SQL Query returns more
I'm having a bit of a problem with a SQL Query that returns too many results. I'm fairly new to SQL so please bear with me.
Please see the following:
The Query that I use looks like:
SELECT TABLE_B.* FROM TABLE_A JOIN TABLE_B ON TABLE_A.COMMON_ID=TABLE_B.COMMON_ID AND TABLE_A.SEQ_3C=TABLE_B.SEQ_3C JOIN TABLE_C ON TABLE_A.COMMON_ID=TABLE_C.EMPLID WHERE TABLE_B.ITEM_STATUS<>'C' and TABLE_A.CHECKLIST_STATUS='I' and TABLE_A.ADMIN_FUNCTION='ADMA' and TABLE_A.CHECKLIST_CD='APPL' and TABLE_A.COMMON_ID = '123456789' and TABLE_C.ADMIT_TERM='2171' and TABLE_C.INSTITUTION='SOMEWHERE'
I just want the results from Table_B and not what it's giving me. Please explain this to me as I have spent 3 days on it non-stop.
What am I missing?
You want data from TABLE_B? Then select from it only and have the conditions on the other tables in your where clause.

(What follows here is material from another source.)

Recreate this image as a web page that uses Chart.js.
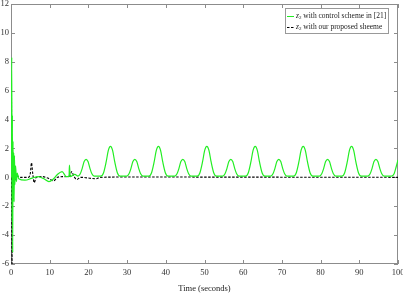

The inner joins on the other tables serve as existence tests, I assume? Don't do that. You'd only multiply your records, just as you are doing now, only to have to dismiss duplicates later. That can cause bad performance on large tables and errors in more complicated queries. Use EXISTS or IN instead.
select * from table_b where item_status <> 'C' and (common_id, seq_3c) in ( select common_id, seq_3c from table_a where checklist_status = 'I' and admin_function = 'ADMA' and checklist_cd = 'APPL' ) and common_id in ( select EMPLID from table_c where admit_term = '2171' and institution = 'SOMEWHERE' );
SELECT DISTINCT TABLE_B.* FROM TABLE_A JOIN TABLE_B ON TABLE_A.COMMON_ID=TABLE_B.COMMON_ID AND TABLE_A.SEQ_3C=TABLE_B.SEQ_3C JOIN TABLE_C ON TABLE_A.COMMON_ID=TABLE_C.EMPLID WHERE TABLE_B.ITEM_STATUS<>'C' and TABLE_A.CHECKLIST_STATUS='I' and TABLE_A.ADMIN_FUNCTION='ADMA' and TABLE_A.CHECKLIST_CD='APPL' and TABLE_A.COMMON_ID = '123456789' and TABLE_C.ADMIT_TERM='2171' and TABLE_C.INSTITUTION='SOMEWHERE'
This should be easy to understand without looking at all your tables and output.
Suppose you join two tables, A and B, on a column id. You only want the columns from table B, and in table B the `id' column is a unique identifier.
Even so, if in table A an id (the same id) appears five times, the join will have five rows for that id. Then you just select the columns from table B, so it will look like you got the same row five different times.
Perhaps you don't really need a join? What is your underlying problem you are trying to solve?
It's hard to answer this question without more information about why you're executing these joins. I can explain why you're getting the results you're getting, and hopefully that will allow you to solve the problem yourself.
You start, in your FROM clause, with table A. You join this table with table B on matching COMMON_ID, which, based on the tables you provide, returns three matches for the one record you have in table A. This increases your result set size to three records. Next, you join these three records with table C, on matching ID. Because all ID's are, in fact, identical, this returns nine matches for every record in your current result set: you now have 9 x 3 = 27 records in your result set.
Finally, the WHERE clause comes into effect. This clause excludes 6 out of 9 records in table C, so you have 3 of those records left. Your final result set is therefore 1 (table A) x 3 (table B) x 3 (table C) = 9 records.